Albéric et Étienne avaient déjà quitté Molesme auparavant pour une autre
fondation qui ne semble pas avoir réussi.
Ce
qui frappe dans la vie de chacun de ces trois grands saints, c'est qu'ils
semblent être toujours en train de quitter quelque chose. On pourrait dire qu'ils vivent une
"extase" continuelle... Extase signifie en effet la sortie de
soi-même.
L'Exordium
Parvum insiste beaucoup sur la grande pauvreté du Nouveau Monastère. Il y eut certainement durant les premiers
temps une grande pauvreté matérielle.
Il y avait cependant une autre pauvreté plus radicale, qui était celle
de quitter Molesme. Ils ne quittaient
pas seulement une grande abbaye bien organisée, avec plusieurs riches
protecteurs et de grandes propriétés terriennes. Ils quittaient surtout la
sécurité d'une forme de vie monastique respectable, bien reconnue et estimée de
tous. Leur spiritualité fut vraiment la
spiritualité de l'Exode. Ils se
lançaient dans l'inconnu, regardant la nuée pour savoir où planter leur tente.
Il
y a donc un parallèle très vrai entre l'expérience de nos trois fondateurs et
celle d'Abraham décrite dans la première lecture. Le Père d'Abraham était venu d'Ur en Chaldée, qui était alors le
lieu où se trouvait la culture la plus développée du monde. Ur était la ville qui avait connu la
première législation sociale et les premiers tribunaux, ainsi que le premier
développement technique de l'agriculture.

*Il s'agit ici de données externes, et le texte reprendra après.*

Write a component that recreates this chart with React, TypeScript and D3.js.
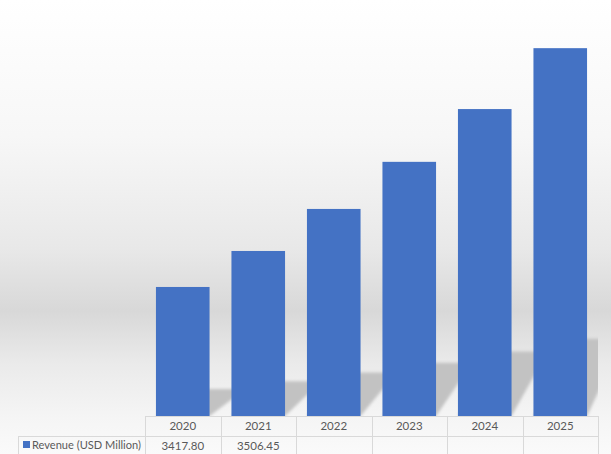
import React from "react";
import * as d3 from "d3";

const years = ["2020", "2021", "2022", "2023", "2024", "2025"];
const revenue = [3417.8, 3506.45, 3610, 3726, 3856, 4006];
const tableValues = ["3417.80", "3506.45", "", "", "", ""];
const seriesName = "Revenue (USD Million)";

const W = 611;
const H = 454;
const plotLeft = 145;
const plotRight = 598;
const baseY = 416;
const rowH = 20;
const tableLeft = 18;
const barColor = "#4472C4";
const gridColor = "#D9D9D9";
const textColor = "#595959";
const font = "Lato, 'Open Sans', sans-serif";

export default function App() {
  const x = d3.scaleBand<string>().domain(years).range([plotLeft, plotRight]).paddingInner(0.29).paddingOuter(0.145);
  const cols = d3.scaleBand<string>().domain(years).range([plotLeft, plotRight]);
  const y = d3.scaleLinear().domain([3100, 4100]).range([baseY, 10]);
  const shadowRatio = 0.21;
  const shadowDx = 36;

  return (
    <svg width={W} height={H} style={{ position: "absolute", left: 0, top: 0 }}>
      <defs>
        <linearGradient id="bg" x1="0" y1="0" x2="0" y2="1">
          <stop offset="0" stopColor="#ffffff" />
          <stop offset="0.3" stopColor="#f7f7f7" />
          <stop offset="0.55" stopColor="#e8e8e8" />
          <stop offset="0.685" stopColor="#d8d8d8" />
          <stop offset="0.8" stopColor="#eaeaea" />
          <stop offset="0.92" stopColor="#f5f5f5" />
          <stop offset="1" stopColor="#fafafa" />
        </linearGradient>
        <filter id="blur" x="-20%" y="-20%" width="140%" height="140%">
          <feGaussianBlur stdDeviation="1.6" />
        </filter>
        <clipPath id="plotClip">
          <rect x={plotLeft} y={0} width={plotRight - plotLeft} height={baseY} />
        </clipPath>
      </defs>
      <rect x={0} y={0} width={W} height={H} fill="url(#bg)" />
      <g clipPath="url(#plotClip)">
        <g filter="url(#blur)">
          {revenue.map((v, i) => {
            const x0 = x(years[i])!;
            const x1 = x0 + x.bandwidth();
            const h = (baseY - y(v)) * shadowRatio;
            const pts = [
              [x0, baseY],
              [x1, baseY],
              [x1 + shadowDx, baseY - h],
              [x0 + shadowDx, baseY - h],
            ];
            return <polygon key={"s" + i} points={pts.map((p) => p.join(",")).join(" ")} fill="#c2c2c2" />;
          })}
        </g>
      </g>
      {revenue.map((v, i) => (
        <rect key={"b" + i} x={x(years[i])} y={y(v)} width={x.bandwidth()} height={baseY - y(v)} fill={barColor} />
      ))}
      <g stroke={gridColor} strokeWidth={1} fill="none" shapeRendering="crispEdges">
        <line x1={plotLeft} x2={plotRight} y1={baseY + 0.5} y2={baseY + 0.5} />
        <line x1={tableLeft} x2={plotRight} y1={baseY + rowH + 0.5} y2={baseY + rowH + 0.5} />
        <line x1={tableLeft + 0.5} x2={tableLeft + 0.5} y1={baseY + rowH} y2={H} />
        {years.map((yr) => (
          <line key={"v" + yr} x1={cols(yr)! + 0.5} x2={cols(yr)! + 0.5} y1={baseY} y2={H} />
        ))}
        <line x1={plotRight + 0.5} x2={plotRight + 0.5} y1={baseY} y2={H} />
      </g>
      <g fontFamily={font} fontSize={11.5} fill={textColor} textAnchor="middle">
        {years.map((yr, i) => (
          <g key={"t" + yr}>
            <text x={cols(yr)! + cols.bandwidth() / 2} y={baseY + 14}>{yr}</text>
            <text x={cols(yr)! + cols.bandwidth() / 2} y={baseY + rowH + 14}>{tableValues[i]}</text>
          </g>
        ))}
      </g>
      <rect x={tableLeft + 5} y={baseY + rowH + 5} width={7} height={7} fill={barColor} />
      <text x={tableLeft + 14} y={baseY + rowH + 13} fontFamily={font} fontSize={11.5} fill={textColor} textLength={109} lengthAdjust="spacingAndGlyphs">
        {seriesName}
      </text>
    </svg>
  );
}
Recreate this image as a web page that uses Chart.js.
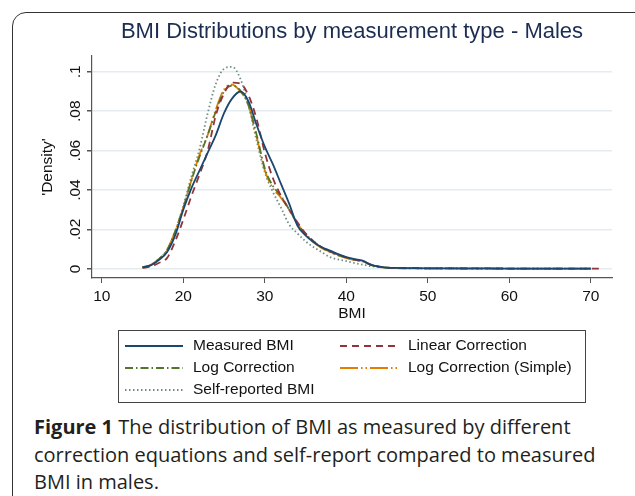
<!DOCTYPE html>
<html>
<head>
<meta charset="utf-8">
<script src="https://cdn.jsdelivr.net/npm/chart.js@4.4.1/dist/chart.umd.min.js"></script>
<style>
  html, body { margin: 0; padding: 0; background: #fff; }
  body { width: 635px; height: 496px; position: relative; overflow: hidden; }
  .frame { position: absolute; left: 12px; top: 12px; width: 700px; height: 600px; border: 1.5px solid #333; border-radius: 14px; }
  #chart { position: absolute; left: 0; top: 0; }
  .caption { position: absolute; left: 34px; top: 413px; white-space: nowrap; font-family: 'Open Sans', sans-serif; font-size: 20px; font-weight: 500; line-height: 27.5px; color: #231f20; }
  .caption b { font-weight: 700; }
</style>
</head>
<body>
<div class="frame"></div>
<canvas id="chart" width="635" height="410"></canvas>
<div class="caption"><b>Figure 1</b> The distribution of BMI as measured by different<br>correction equations and self-report compared to measured<br>BMI in males.</div>
<script>
// BMI grid the densities were read at
const bmi = [15, 16, 17, 18, 19, 20, 21, 22, 23, 24, 25, 26, 27, 28, 29, 30, 31, 32, 33, 34, 35, 36, 37, 38, 39, 40,
             41, 42, 43, 44, 45, 46, 48, 50, 55, 60, 65, 70, 71];

const measuredBMI = [0.0008, 0.0018, 0.0045, 0.0085, 0.017, 0.030, 0.041, 0.050, 0.059, 0.068, 0.079, 0.0865, 0.090, 0.085, 0.073, 0.062,
                     0.053, 0.043, 0.033, 0.022, 0.017, 0.0135, 0.011, 0.0093, 0.0075, 0.006, 0.005, 0.0042, 0.0022, 0.0012, 0.0007, 0.0005,
                     0.0004, 0.0003, 0.0003, 0.0002, 0.0002, 0.0002, null];
const linearCorr = [0.0005, 0.0012, 0.003, 0.0055, 0.014, 0.025, 0.037, 0.048, 0.060, 0.078, 0.089, 0.0945, 0.094, 0.088, 0.076, 0.059,
                    0.046, 0.037, 0.030, 0.0237, 0.018, 0.014, 0.011, 0.0088, 0.0072, 0.0058, 0.0048, 0.004, 0.0022, 0.0012, 0.0007, 0.0005,
                    0.0004, 0.0003, 0.0003, 0.0002, 0.0002, 0.0002, 0.0002];
const logCorr = [0.0008, 0.002, 0.005, 0.0095, 0.019, 0.031, 0.045, 0.057, 0.068, 0.080, 0.090, 0.093, 0.0905, 0.083, 0.068, 0.051,
                 0.042, 0.037, 0.030, 0.023, 0.0178, 0.0138, 0.0108, 0.0087, 0.007, 0.0057, 0.0046, 0.0039, 0.0021, 0.0011, 0.0006, 0.0004,
                 0.0003, 0.0003, 0.0002, 0.0002, 0.0002, 0.0002, null];
const logCorrSimple = [0.0008, 0.002, 0.005, 0.0095, 0.019, 0.031, 0.045, 0.058, 0.068, 0.081, 0.091, 0.0935, 0.090, 0.083, 0.067, 0.050,
                       0.041, 0.036, 0.030, 0.023, 0.0175, 0.0135, 0.0105, 0.0085, 0.0068, 0.0055, 0.0045, 0.0038, 0.002, 0.0011, 0.0006, 0.0004,
                       0.0003, 0.0003, 0.0002, 0.0002, 0.0002, 0.0002, null];
const selfReported = [0.0008, 0.002, 0.005, 0.0095, 0.019, 0.032, 0.047, 0.061, 0.079, 0.094, 0.1015, 0.1025, 0.0965, 0.083, 0.065, 0.049,
                      0.039, 0.031, 0.0225, 0.018, 0.014, 0.011, 0.0085, 0.006, 0.0048, 0.004, 0.003, 0.0022, 0.0014, 0.0009, 0.0006, 0.0005,
                      0.0004, 0.0003, 0.0002, 0.0002, 0.0002, 0.0002, null];

const xTicks = [10, 20, 30, 40, 50, 60, 70];
const yTicks = [0, 0.02, 0.04, 0.06, 0.08, 0.1];

const pts = arr => bmi.map((x, i) => ({ x: x, y: arr[i] }));

// legend drawn as a boxed 2-column key, like the stata one
const boxLegend = {
    id: 'boxLegend',
    afterDraw(chart) {
        const { ctx, chartArea } = chart;
        const left = chartArea.left + 26;
        const top = chartArea.bottom + 52;
        const w = chartArea.right - 27 - left;
        ctx.save();
        ctx.strokeStyle = '#444';
        ctx.lineWidth = 1;
        ctx.strokeRect(Math.round(left) + 0.5, Math.round(top) + 0.5, Math.round(w), 72);
        ctx.font = '15.5px "Liberation Sans", Arial, sans-serif';
        ctx.textBaseline = 'middle';
        ctx.fillStyle = '#111';
        chart.data.datasets.forEach((ds, i) => {
            const col = i % 2, row = Math.floor(i / 2);
            const x0 = left + 7 + col * 215;
            const y = top + 16 + row * 22;
            ctx.save();
            ctx.strokeStyle = ds.borderColor;
            ctx.lineWidth = ds.borderWidth;
            ctx.setLineDash(ds.borderDash || []);
            ctx.beginPath();
            ctx.moveTo(x0, y);
            ctx.lineTo(x0 + 58, y);
            ctx.stroke();
            ctx.restore();
            ctx.fillText(ds.label, x0 + 68, y);
        });
        ctx.restore();
    }
};

Chart.defaults.font.family = '"Liberation Sans", Arial, sans-serif';
Chart.defaults.color = '#111';

const line = (label, arr, color, dash) => ({
    label: label,
    data: pts(arr),
    borderColor: color,
    borderWidth: 1.8,
    borderDash: dash,
    pointRadius: 0,
    cubicInterpolationMode: 'monotone',
    fill: false
});

new Chart(document.getElementById('chart'), {
    type: 'line',
    data: {
        datasets: [
            line('Measured BMI', measuredBMI, '#1a476f', []),
            line('Linear Correction', linearCorr, '#90353b', [7, 5]),
            line('Log Correction', logCorr, '#55752f', [8, 3, 1.5, 3]),
            line('Log Correction (Simple)', logCorrSimple, '#e37e00', [18, 3, 1.5, 3, 1.5, 3]),
            line('Self-reported BMI', selfReported, '#6e8e84', [1.5, 2.5])
        ]
    },
    options: {
        responsive: false,
        animation: false,
        layout: { padding: { left: 0, right: 23, top: 0, bottom: 82 } },
        scales: {
            x: {
                type: 'linear',
                min: 8.8,
                max: 72.6,
                afterFit: s => { s.height = 50; },
                afterBuildTicks: s => { s.ticks = xTicks.map(v => ({ value: v })); },
                grid: { drawOnChartArea: false, tickLength: 5, tickColor: '#555' },
                border: { color: '#555', width: 1.2 },
                ticks: { padding: 4, font: { size: 15.5 }, color: '#111' },
                title: { display: true, text: 'BMI', font: { size: 15.5 }, color: '#111', padding: { top: 0, bottom: 5 } }
            },
            y: {
                min: -0.0046,
                max: 0.108,
                afterFit: s => { s.width = 92; },
                afterBuildTicks: s => { s.ticks = yTicks.map(v => ({ value: v })); },
                grid: { color: '#e3ecef', lineWidth: 1.5, tickLength: 5, tickColor: '#555' },
                border: { color: '#555', width: 1.2 },
                ticks: {
                    minRotation: 90,
                    maxRotation: 90,
                    crossAlign: 'center',
                    padding: 1,
                    font: { size: 15.5 },
                    color: '#111',
                    callback: v => v === 0 ? '0' : String(v).replace(/^0\./, '.')
                },
                title: { display: true, text: "'Density'", font: { size: 15.5 }, color: '#111', padding: { top: 38, bottom: 0 } }
            }
        },
        plugins: {
            legend: { display: false },
            tooltip: { enabled: false },
            title: {
                display: true,
                fullSize: false,
                text: 'BMI Distributions by measurement type - Males',
                color: '#1c2d52',
                font: { size: 22, weight: 'normal' },
                padding: { top: 19, bottom: 10.6 }
            }
        }
    },
    plugins: [boxLegend]
});
</script>
</body>
</html>
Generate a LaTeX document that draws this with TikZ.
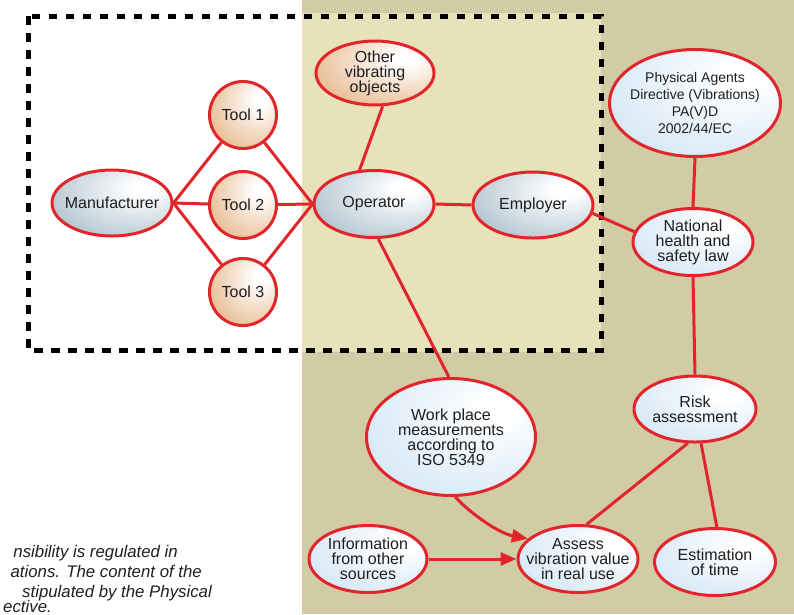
\documentclass[tikz,border=0pt]{standalone}
\usepackage{fontspec}
\setmainfont{Liberation Sans}
\usetikzlibrary{shapes.geometric,arrows.meta}
\definecolor{lr}{RGB}{226,37,42}
\definecolor{tanbg}{RGB}{209,203,166}
\definecolor{lightbg}{RGB}{232,226,187}
\definecolor{bgrey}{RGB}{150,175,191}
\definecolor{lblue}{RGB}{198,223,243}
\definecolor{orng}{RGB}{223,162,104}
\definecolor{txt}{RGB}{30,30,30}
\pgfdeclareradialshading{shgrey}{\pgfpoint{14bp}{12bp}}{color(0bp)=(white);color(5bp)=(white);color(50bp)=(bgrey);color(100bp)=(bgrey)}
\pgfdeclareradialshading{shblue}{\pgfpoint{14bp}{12bp}}{color(0bp)=(white);color(5bp)=(white);color(50bp)=(lblue);color(100bp)=(lblue)}
\pgfdeclareradialshading{shorng}{\pgfpoint{14bp}{12bp}}{color(0bp)=(white);color(5bp)=(white);color(50bp)=(orng);color(100bp)=(orng)}
\tikzset{
  bub/.style={ellipse, draw=lr, line width=3pt, inner sep=-20pt, align=center, text=txt,
    font=\fontsize{16}{15}\selectfont},
  greyb/.style={bub, shading=shgrey},
  blueb/.style={bub, shading=shblue},
  orngb/.style={bub, shading=shorng},
  toolb/.style={circle, draw=lr, line width=3pt, inner sep=-20pt, minimum size=67pt,
    shading=shorng, text=txt, font=\fontsize{16}{15}\selectfont},
  edge/.style={draw=lr, line width=3pt},
  arr/.style={edge, -{Triangle[length=16pt,width=13pt]}},
  itx/.style={inner sep=0pt, text=txt, font=\fontsize{16.8}{20}\selectfont\itshape},
}
\begin{document}
\begin{tikzpicture}[x=1pt,y=-1pt]
\useasboundingbox (0,0) rectangle (794,614);
\clip (0,0) rectangle (794,614);
\fill[tanbg] (302,0) rectangle (794,614);
\fill[lightbg] (302,13) rectangle (601,352);
\draw[black, line width=5pt, dash pattern=on 8.5pt off 8.5pt] (28,16) rectangle (601,350);

\node[greyb, minimum width=120pt, minimum height=66pt] (man) at (112,203) {Manufacturer};
\node[toolb] (t1) at (243,115) {Tool 1};
\node[toolb] (t2) at (243,205) {Tool 2};
\node[toolb] (t3) at (243,292) {Tool 3};
\node[greyb, minimum width=120pt, minimum height=67pt] (op) at (374,204) {Operator};
\node[greyb, minimum width=120pt, minimum height=66pt] (emp) at (533,205) {Employer};
\node[orngb, minimum width=118pt, minimum height=64pt] (oth) at (375,73) {Other\\vibrating\\objects};
\node[blueb, minimum width=171pt, minimum height=107pt, font=\fontsize{14}{16.7}\selectfont] (pavd) at (695,103) {Physical Agents\\Directive (Vibrations)\\PA(V)D\\2002/44/EC};
\node[blueb, minimum width=120pt, minimum height=67pt] (nat) at (693,242) {National\\health and\\safety law};
\node[blueb, minimum width=169pt, minimum height=117pt] (work) at (451,437) {Work place\\measurements\\according to\\ISO 5349};
\node[blueb, minimum width=122pt, minimum height=66pt] (risk) at (695,409) {Risk\\assessment};
\node[blueb, minimum width=118pt, minimum height=67pt] (info) at (368,559) {Information\\from other\\sources};
\node[blueb, minimum width=120pt, minimum height=67pt] (assess) at (578,559) {Assess\\vibration value\\in real use};
\node[blueb, minimum width=121pt, minimum height=67pt] (est) at (715,562) {Estimation\\of time};

\draw[edge] (man.east) -- (t1);
\draw[edge] (man.east) -- (t2);
\draw[edge] (man.east) -- (t3);
\draw[edge] (t1) -- (op.west);
\draw[edge] (t2) -- (op.west);
\draw[edge] (t3) -- (op.west);
\draw[edge] (op.113) -- (oth.283);
\draw[edge] (op.east) -- (emp.west);
\draw[edge] (op.277) -- (work.92);
\draw[edge] (emp.-8) -- (nat.170);
\draw[edge] (pavd.south) -- (nat.north);
\draw[edge] (nat.south) -- (risk.north);
\draw[edge] (assess.76) -- (risk.258);
\draw[edge] (risk.280) -- (est.87);
\draw[arr] (info.east) -- (assess.west);
\draw[arr] (work.274) .. controls (470,513) and (498,533) .. (assess.158);

\node[itx, anchor=base east] (c1) at (178,557) {nsibility is regulated in};
\node[itx, anchor=base east] (c2) at (202,577) {ations. The content of the};
\node[itx, anchor=base east] (c3) at (212,597) {stipulated by the Physical};
\node[itx, anchor=base east] (c4) at (52,612) {ective.};
\end{tikzpicture}
\end{document}
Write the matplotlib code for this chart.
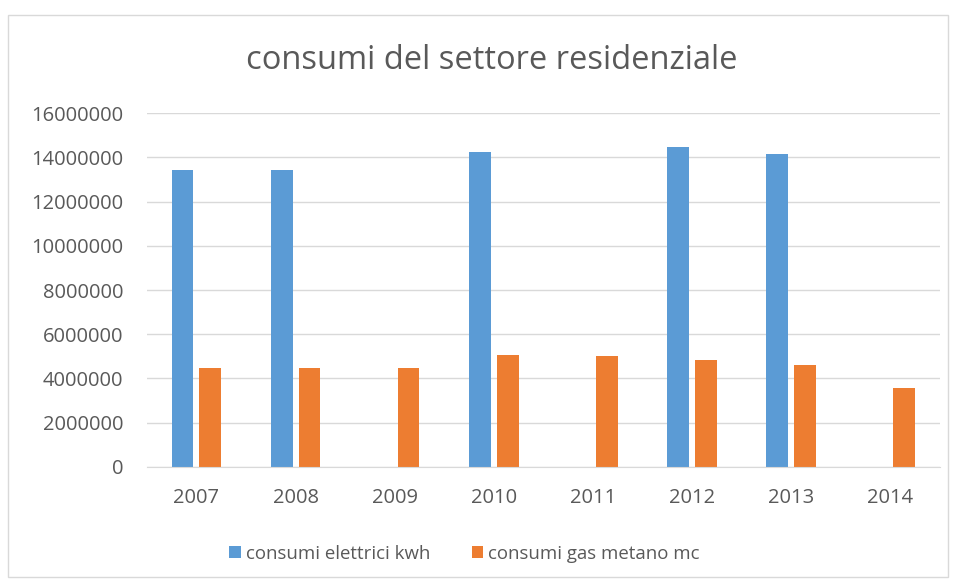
"""
Consumi del settore residenziale: elettrico vs gas metano.
"""

import matplotlib.pyplot as plt
import numpy as np
from matplotlib.patches import Rectangle

years = ["2007", "2008", "2009", "2010", "2011", "2012", "2013", "2014"]
elettrici_kwh = [13410000, 13410000, np.nan, 14240000, np.nan, 14460000, 14130000, np.nan]
gas_metano_mc = [4490000, 4490000, 4490000, 5040000, 5000000, 4820000, 4610000, 3590000]
y_ticks = [0, 2000000, 4000000, 6000000, 8000000, 10000000, 12000000, 14000000, 16000000]

BLUE = "#5b9bd5"
ORANGE = "#ed7d31"
TEXT = "#595959"
GRID = "#d9d9d9"


def main() -> None:
    plt.rcParams["font.family"] = ["Open Sans", "DejaVu Sans"]

    fig = plt.figure(figsize=(9.54, 5.80), dpi=100)
    ax = fig.add_axes([0.154, 0.195, 0.831, 0.61])

    x = np.arange(len(years))
    width = 0.22
    offset = 0.14
    ax.bar(x - offset, elettrici_kwh, width, color=BLUE, label="consumi elettrici kwh")
    ax.bar(x + offset, gas_metano_mc, width, color=ORANGE, label="consumi gas metano mc")

    ax.set_xlim(-0.5, len(years) - 0.5)
    ax.set_ylim(0, 16000000)
    ax.set_xticks(x, years)
    ax.set_yticks(y_ticks, [str(v) for v in y_ticks])
    ax.tick_params(axis="both", length=0, colors=TEXT, labelsize=14.5)
    ax.tick_params(axis="x", pad=15)
    ax.tick_params(axis="y", pad=17)

    ax.grid(axis="y", color=GRID, linewidth=1)
    ax.set_axisbelow(True)
    for side in ["top", "right", "left"]:
        ax.spines[side].set_visible(False)
    ax.spines["bottom"].set_color(GRID)

    fig.text(0.515, 0.895, "consumi del settore residenziale", ha="center", va="center",
             fontsize=23.5, color=TEXT)

    fig.legend(loc="center", bbox_to_anchor=(0.487, 0.045), ncol=2, frameon=False,
               fontsize=13.4, labelcolor=TEXT, handlelength=0.6, handleheight=0.6,
               handletextpad=0.3, columnspacing=2.2)

    fig.patches.append(Rectangle((8 / 954, 0.005), 0.985, 0.97, transform=fig.transFigure,
                                 fill=False, edgecolor=GRID, linewidth=1))

    fig.savefig("out.png", dpi=100)
    plt.close(fig)


if __name__ == "__main__":
    main()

Abraham appartenait lui-même à une première génération d'immigrants --
cette génération qui, normalement, a besoin de se faire des racines, a besoin
de sécurité. Et cependant, Abraham
reçoit l'appel à quitter sa terre et à partir vers un pays inconnu.
De
nos jours beaucoup de nos communautés cisterciennes vivent, chacune à sa façon
dans un certaine insécurité -- ou même un très grande insécurité dans certains
cas. Cette insécurité peut être due à
une situation économique difficile, à un contexte de guerre ou à l'absence de
vocations. La meilleure façon d'être
fidèles à nos Saints Fondateurs est de vivre cette insécurité dans la paix et
la confiance. Cette sortie de nous-mêmes -- cette extase --
nous rend aussi solidaire de la foule des déplacés et des exilés qui doivent
vivre cette insécurité sans l'avoir choisie.